My parents are strongly Catholic. I thought they’d be awful with this but they were weirdly calm. They kept telling me that I’m their daughter and they’re here for me
Sometimes it feels impossible to figure out how to even begin such a big conversation but there are loads of ways to get going. We’ve got some ideas to help you get things started
1) Get a first sentence sorted. One that makes it clear you’re trying to have a serious talk and have something to tell them
‘I have something to tell you, can we talk?’
‘I have something to tell you and I’m worried about how you’ll react’
‘I need to talk to you and I need you to listen’
2) Be honest and clear.
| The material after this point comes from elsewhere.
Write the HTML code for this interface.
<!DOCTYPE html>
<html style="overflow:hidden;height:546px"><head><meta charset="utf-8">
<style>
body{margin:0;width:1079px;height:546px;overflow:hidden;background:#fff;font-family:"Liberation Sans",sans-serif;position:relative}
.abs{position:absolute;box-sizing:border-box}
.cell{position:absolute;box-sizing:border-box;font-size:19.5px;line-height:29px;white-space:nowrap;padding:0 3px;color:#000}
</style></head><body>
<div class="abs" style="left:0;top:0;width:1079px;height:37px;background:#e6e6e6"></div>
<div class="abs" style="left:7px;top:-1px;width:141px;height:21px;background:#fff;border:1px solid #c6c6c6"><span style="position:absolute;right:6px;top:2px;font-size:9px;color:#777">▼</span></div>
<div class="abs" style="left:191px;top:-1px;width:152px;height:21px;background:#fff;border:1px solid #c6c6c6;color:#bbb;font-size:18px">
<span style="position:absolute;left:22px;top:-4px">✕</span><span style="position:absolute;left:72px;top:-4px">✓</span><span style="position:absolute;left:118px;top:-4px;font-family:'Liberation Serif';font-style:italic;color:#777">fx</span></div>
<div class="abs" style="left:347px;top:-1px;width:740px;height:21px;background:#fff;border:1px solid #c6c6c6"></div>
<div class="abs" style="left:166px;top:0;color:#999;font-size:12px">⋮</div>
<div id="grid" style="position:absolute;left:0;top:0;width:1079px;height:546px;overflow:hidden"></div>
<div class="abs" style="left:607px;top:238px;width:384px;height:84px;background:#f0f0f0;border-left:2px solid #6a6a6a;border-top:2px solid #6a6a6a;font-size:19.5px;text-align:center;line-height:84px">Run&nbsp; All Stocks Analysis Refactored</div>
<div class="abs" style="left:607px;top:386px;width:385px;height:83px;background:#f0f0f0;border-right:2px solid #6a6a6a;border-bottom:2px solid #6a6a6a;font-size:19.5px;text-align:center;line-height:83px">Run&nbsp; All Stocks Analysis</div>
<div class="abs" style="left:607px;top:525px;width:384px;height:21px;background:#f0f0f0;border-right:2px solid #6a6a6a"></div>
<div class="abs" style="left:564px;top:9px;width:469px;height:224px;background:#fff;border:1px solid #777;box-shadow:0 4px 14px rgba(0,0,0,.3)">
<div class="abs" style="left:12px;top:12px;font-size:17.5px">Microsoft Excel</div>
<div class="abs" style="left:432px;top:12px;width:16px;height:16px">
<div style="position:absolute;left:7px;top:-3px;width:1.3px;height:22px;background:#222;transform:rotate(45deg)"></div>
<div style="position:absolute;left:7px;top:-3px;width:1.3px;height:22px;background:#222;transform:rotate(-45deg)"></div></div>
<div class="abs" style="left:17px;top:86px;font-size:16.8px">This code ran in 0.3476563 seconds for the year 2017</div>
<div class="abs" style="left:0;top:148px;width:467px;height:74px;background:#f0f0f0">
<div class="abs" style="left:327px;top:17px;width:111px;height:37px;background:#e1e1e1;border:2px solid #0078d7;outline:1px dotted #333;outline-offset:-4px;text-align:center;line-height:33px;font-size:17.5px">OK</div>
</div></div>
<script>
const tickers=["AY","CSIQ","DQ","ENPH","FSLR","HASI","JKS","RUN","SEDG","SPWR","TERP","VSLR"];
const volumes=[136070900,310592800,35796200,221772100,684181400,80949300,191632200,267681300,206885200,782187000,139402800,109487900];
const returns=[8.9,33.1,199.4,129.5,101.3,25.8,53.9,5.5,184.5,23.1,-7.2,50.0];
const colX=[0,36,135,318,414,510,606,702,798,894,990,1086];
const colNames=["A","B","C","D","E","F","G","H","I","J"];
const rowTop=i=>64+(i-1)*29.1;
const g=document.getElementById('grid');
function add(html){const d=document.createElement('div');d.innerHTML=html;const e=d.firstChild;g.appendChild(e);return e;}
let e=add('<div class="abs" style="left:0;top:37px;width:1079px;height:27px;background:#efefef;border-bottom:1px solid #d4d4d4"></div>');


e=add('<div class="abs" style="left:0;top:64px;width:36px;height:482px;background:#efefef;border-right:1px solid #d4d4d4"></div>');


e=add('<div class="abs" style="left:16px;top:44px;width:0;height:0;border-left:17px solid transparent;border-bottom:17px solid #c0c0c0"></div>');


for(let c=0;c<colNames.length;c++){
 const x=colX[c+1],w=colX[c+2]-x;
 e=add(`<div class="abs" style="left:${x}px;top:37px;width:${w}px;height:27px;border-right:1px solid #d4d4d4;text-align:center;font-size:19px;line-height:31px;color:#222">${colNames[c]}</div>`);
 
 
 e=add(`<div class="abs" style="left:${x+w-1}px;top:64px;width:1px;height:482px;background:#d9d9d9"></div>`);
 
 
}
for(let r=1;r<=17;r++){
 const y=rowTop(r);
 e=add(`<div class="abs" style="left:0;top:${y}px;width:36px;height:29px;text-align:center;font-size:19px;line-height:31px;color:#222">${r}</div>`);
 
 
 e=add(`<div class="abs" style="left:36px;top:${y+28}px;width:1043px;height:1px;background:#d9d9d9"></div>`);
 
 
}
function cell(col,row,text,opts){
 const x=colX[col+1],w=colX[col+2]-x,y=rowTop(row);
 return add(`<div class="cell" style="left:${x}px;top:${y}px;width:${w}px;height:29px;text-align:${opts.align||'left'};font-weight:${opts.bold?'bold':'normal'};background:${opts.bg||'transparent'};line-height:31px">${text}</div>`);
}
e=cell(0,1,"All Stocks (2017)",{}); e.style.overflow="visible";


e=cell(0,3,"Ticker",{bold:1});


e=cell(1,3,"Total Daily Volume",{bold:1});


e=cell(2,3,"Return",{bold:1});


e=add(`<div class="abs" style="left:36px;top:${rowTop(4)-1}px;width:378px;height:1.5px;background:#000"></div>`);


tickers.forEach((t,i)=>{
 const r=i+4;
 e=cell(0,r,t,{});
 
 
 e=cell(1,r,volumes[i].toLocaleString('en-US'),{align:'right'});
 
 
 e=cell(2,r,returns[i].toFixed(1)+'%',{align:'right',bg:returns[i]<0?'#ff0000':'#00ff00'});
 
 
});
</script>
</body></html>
Don’t try to hide what you’re telling them, use the proper words like ‘pregnant’ rather than ‘in trouble’ so they’re not left utterly confused about what you’re telling them.
3) Timing is important but don’t keep putting it off because the time doesn’t seem right. Trust us, if you’re waiting for a cosmic sign that tells you that NOW is perfect then you’ll wait forever. But some times are better than others. Grandad’s 70th birthday party is not the right time but maybe a Saturday afternoon could be okay. Ideally give yourself enough time to tell them and then some time for talking, maybe an hour or so. Be reasonable but remember it’s more important to tell them than to try to get the timing exactly perfect.
4) Let them react. This will be a shock and people can act strangely when they’re shocked. Emotional, confused, scared, worried or angry reactions can all look and feel very similar when you’re on the receiving end. Try to be honest with them about how you’re feeling and about what you need. If you don’t know what you need, tell them that.
I put it off for months, pretending it wasn’t happening. I left it so long that I didn’t really have time to make proper choices
This talk needs to happen, soon. The sooner you start, the more options you are giving yourself. Don’t look too hard for magic tricks to get it done perfectly, just take a deep breath and get started. You can do this.